> [THE REQUEST]:
For the listing that follows, give again exactly the lines from the one with "Clone this chart in Chart.js." to the one with "var starImg = makeStar('#ff0000', 5.5);", including both.

> [AVAILABLE DATA]:

—————

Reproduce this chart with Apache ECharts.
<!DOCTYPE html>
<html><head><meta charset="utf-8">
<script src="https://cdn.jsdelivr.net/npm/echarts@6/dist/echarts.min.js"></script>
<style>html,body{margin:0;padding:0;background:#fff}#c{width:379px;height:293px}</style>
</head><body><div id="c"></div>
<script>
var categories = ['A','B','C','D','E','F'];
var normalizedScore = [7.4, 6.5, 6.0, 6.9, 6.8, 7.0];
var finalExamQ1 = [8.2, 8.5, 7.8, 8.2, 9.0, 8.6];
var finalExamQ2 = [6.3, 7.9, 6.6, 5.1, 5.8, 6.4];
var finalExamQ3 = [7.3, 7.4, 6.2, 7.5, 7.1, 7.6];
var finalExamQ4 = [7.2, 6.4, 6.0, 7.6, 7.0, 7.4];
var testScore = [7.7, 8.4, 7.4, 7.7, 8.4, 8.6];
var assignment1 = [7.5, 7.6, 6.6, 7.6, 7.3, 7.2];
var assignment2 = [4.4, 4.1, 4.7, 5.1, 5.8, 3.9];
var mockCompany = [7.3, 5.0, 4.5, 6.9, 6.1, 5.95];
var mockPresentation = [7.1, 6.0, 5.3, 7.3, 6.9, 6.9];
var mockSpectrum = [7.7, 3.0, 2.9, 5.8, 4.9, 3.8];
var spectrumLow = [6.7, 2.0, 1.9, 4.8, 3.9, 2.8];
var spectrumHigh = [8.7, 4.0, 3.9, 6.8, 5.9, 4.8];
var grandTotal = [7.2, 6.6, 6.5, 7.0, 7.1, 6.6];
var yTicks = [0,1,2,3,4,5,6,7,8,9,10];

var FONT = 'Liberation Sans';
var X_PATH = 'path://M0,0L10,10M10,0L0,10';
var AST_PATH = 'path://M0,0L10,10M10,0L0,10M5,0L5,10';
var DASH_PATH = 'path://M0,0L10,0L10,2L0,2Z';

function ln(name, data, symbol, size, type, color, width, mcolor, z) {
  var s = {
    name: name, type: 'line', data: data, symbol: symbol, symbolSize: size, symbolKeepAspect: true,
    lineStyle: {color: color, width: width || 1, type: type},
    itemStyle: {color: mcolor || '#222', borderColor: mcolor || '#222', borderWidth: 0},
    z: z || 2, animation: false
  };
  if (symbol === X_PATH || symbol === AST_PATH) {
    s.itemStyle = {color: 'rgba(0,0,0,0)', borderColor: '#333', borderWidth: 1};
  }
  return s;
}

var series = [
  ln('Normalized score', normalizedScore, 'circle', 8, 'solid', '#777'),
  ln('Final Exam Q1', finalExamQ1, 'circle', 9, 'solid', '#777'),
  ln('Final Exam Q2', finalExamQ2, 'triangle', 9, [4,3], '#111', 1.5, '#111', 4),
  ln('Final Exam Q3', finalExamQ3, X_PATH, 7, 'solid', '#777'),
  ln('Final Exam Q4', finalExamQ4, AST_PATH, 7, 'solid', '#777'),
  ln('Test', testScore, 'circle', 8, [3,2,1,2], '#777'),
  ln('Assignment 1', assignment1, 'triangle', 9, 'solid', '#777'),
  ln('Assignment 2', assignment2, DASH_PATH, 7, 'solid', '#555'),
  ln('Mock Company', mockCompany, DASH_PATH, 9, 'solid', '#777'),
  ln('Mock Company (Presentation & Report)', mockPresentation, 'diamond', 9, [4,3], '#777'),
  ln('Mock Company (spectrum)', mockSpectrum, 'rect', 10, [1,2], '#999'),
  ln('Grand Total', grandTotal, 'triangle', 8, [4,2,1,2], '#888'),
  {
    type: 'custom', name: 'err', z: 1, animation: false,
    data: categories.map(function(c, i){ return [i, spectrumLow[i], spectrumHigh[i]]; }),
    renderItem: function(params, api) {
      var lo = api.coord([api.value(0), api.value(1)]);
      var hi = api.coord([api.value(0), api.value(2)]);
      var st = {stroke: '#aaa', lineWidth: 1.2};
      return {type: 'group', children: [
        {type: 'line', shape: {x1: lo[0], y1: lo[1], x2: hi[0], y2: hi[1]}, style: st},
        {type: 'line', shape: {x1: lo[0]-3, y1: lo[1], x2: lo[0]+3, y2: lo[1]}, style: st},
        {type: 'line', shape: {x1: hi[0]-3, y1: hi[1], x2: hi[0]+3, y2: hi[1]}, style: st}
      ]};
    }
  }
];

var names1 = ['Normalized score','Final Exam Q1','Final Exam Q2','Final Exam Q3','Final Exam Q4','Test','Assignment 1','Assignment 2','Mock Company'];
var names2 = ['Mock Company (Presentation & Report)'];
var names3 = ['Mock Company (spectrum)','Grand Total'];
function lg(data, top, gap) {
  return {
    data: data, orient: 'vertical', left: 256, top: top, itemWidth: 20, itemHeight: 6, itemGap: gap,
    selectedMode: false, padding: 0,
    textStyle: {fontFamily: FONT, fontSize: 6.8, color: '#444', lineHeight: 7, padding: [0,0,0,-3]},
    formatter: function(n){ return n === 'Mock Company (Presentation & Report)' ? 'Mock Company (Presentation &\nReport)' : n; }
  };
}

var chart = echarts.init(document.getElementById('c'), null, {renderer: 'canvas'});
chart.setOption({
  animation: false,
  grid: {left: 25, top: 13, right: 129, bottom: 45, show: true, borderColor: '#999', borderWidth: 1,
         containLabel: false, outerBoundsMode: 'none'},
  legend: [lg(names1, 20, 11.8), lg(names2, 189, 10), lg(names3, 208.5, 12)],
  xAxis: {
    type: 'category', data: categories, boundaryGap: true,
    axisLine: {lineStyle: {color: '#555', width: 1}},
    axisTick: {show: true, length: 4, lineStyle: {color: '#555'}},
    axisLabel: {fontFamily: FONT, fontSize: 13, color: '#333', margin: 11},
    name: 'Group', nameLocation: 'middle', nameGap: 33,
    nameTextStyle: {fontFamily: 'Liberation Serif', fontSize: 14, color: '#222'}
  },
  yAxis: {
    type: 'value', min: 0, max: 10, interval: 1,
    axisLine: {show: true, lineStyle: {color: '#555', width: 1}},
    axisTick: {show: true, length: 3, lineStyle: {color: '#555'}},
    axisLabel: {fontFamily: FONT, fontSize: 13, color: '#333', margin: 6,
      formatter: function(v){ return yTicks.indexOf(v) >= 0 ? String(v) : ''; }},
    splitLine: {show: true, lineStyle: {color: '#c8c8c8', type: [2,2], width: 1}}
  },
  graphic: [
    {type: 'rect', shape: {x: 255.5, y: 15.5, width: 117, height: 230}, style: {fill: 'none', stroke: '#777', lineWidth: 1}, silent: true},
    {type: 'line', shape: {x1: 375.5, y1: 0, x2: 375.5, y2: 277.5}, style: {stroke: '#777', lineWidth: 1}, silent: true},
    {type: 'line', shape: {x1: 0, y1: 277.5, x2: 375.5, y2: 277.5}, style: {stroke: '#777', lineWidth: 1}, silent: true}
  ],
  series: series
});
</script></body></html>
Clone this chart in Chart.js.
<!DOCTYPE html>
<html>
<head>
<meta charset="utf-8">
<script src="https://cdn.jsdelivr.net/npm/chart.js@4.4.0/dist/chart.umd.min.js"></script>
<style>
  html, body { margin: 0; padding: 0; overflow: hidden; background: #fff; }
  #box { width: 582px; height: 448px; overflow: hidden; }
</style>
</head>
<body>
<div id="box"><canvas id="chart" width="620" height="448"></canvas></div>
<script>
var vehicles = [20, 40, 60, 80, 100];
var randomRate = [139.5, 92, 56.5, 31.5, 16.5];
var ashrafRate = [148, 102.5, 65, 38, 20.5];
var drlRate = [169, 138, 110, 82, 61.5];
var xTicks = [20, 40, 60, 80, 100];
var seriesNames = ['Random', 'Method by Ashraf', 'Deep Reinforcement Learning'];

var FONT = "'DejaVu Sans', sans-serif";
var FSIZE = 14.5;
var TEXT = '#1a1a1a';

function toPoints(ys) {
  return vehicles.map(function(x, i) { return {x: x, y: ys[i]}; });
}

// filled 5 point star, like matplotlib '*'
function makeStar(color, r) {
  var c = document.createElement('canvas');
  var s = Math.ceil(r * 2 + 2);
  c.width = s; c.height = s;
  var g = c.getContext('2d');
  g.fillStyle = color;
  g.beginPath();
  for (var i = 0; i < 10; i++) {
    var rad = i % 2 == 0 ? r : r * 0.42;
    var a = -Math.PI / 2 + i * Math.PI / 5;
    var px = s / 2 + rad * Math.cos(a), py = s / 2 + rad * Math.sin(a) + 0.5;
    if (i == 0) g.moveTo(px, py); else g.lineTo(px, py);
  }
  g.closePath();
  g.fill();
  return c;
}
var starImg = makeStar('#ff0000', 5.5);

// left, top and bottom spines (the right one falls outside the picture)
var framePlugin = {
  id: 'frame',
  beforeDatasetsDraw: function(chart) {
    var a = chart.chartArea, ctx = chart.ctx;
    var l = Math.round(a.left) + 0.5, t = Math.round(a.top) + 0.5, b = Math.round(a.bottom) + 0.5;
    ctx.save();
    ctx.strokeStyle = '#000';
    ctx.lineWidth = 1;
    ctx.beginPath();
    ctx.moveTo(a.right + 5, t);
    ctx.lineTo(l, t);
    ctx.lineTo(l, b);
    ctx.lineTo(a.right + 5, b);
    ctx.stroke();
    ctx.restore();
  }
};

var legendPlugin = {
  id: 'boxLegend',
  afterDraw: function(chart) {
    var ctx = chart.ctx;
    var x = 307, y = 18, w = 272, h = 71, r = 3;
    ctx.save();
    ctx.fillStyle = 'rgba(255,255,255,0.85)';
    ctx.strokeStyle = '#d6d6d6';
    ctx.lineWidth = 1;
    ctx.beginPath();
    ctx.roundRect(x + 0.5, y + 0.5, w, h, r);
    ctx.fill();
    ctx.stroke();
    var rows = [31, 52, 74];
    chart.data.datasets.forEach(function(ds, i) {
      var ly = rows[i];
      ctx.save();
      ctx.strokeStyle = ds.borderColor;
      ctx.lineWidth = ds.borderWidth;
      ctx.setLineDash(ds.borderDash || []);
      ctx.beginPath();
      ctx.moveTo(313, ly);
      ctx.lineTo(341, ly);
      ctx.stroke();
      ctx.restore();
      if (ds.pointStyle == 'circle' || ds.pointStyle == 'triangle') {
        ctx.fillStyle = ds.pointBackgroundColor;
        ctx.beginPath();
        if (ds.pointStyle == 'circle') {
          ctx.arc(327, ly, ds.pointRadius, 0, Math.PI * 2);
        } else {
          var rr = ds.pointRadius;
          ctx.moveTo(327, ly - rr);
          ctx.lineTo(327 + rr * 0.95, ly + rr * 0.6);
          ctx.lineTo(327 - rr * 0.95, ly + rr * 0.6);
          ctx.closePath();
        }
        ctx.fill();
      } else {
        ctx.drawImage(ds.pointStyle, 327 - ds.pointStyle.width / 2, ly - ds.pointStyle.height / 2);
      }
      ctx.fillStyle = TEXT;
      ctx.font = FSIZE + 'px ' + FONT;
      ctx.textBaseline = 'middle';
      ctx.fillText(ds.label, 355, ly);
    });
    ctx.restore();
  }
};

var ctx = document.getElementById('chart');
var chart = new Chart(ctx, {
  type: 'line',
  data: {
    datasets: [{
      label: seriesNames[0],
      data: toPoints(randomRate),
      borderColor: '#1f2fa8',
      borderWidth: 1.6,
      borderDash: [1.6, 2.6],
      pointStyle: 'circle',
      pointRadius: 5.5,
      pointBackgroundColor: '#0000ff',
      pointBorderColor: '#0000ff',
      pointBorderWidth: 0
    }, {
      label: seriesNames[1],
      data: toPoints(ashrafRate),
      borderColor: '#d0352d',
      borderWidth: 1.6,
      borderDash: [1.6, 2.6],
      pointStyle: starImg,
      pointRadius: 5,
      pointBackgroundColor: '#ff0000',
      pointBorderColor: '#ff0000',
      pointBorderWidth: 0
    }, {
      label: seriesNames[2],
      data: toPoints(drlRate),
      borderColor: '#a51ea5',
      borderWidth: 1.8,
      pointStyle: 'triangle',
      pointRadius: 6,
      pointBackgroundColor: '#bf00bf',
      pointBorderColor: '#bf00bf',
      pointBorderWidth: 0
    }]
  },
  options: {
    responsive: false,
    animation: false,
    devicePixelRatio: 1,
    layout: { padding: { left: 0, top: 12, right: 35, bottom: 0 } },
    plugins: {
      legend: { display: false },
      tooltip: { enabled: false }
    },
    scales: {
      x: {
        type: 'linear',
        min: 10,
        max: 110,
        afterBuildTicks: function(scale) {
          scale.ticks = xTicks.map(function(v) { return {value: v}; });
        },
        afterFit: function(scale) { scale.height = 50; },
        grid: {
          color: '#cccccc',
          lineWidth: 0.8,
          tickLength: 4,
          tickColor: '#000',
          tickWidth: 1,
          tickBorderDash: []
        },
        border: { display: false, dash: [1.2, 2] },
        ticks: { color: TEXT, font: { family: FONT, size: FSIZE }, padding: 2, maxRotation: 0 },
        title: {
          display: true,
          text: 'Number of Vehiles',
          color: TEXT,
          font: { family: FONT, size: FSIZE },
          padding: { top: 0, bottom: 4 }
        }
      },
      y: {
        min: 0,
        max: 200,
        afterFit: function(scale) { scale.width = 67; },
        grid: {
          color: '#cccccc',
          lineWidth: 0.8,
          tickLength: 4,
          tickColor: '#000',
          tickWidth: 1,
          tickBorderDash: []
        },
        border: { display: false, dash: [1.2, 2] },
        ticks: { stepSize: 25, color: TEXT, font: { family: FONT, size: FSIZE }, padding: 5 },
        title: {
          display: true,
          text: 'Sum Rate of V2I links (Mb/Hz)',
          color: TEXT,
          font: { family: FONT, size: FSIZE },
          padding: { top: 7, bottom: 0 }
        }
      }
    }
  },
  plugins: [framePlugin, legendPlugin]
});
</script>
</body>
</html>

—————

> [RESULT]:
Clone this chart in Chart.js.
<!DOCTYPE html>
<html>
<head>
<meta charset="utf-8">
<script src="https://cdn.jsdelivr.net/npm/chart.js@4.4.0/dist/chart.umd.min.js"></script>
<style>
  html, body { margin: 0; padding: 0; overflow: hidden; background: #fff; }
  #box { width: 582px; height: 448px; overflow: hidden; }
</style>
</head>
<body>
<div id="box"><canvas id="chart" width="620" height="448"></canvas></div>
<script>
var vehicles = [20, 40, 60, 80, 100];
var randomRate = [139.5, 92, 56.5, 31.5, 16.5];
var ashrafRate = [148, 102.5, 65, 38, 20.5];
var drlRate = [169, 138, 110, 82, 61.5];
var xTicks = [20, 40, 60, 80, 100];
var seriesNames = ['Random', 'Method by Ashraf', 'Deep Reinforcement Learning'];

var FONT = "'DejaVu Sans', sans-serif";
var FSIZE = 14.5;
var TEXT = '#1a1a1a';

function toPoints(ys) {
  return vehicles.map(function(x, i) { return {x: x, y: ys[i]}; });
}

// filled 5 point star, like matplotlib '*'
function makeStar(color, r) {
  var c = document.createElement('canvas');
  var s = Math.ceil(r * 2 + 2);
  c.width = s; c.height = s;
  var g = c.getContext('2d');
  g.fillStyle = color;
  g.beginPath();
  for (var i = 0; i < 10; i++) {
    var rad = i % 2 == 0 ? r : r * 0.42;
    var a = -Math.PI / 2 + i * Math.PI / 5;
    var px = s / 2 + rad * Math.cos(a), py = s / 2 + rad * Math.sin(a) + 0.5;
    if (i == 0) g.moveTo(px, py); else g.lineTo(px, py);
  }
  g.closePath();
  g.fill();
  return c;
}
var starImg = makeStar('#ff0000', 5.5);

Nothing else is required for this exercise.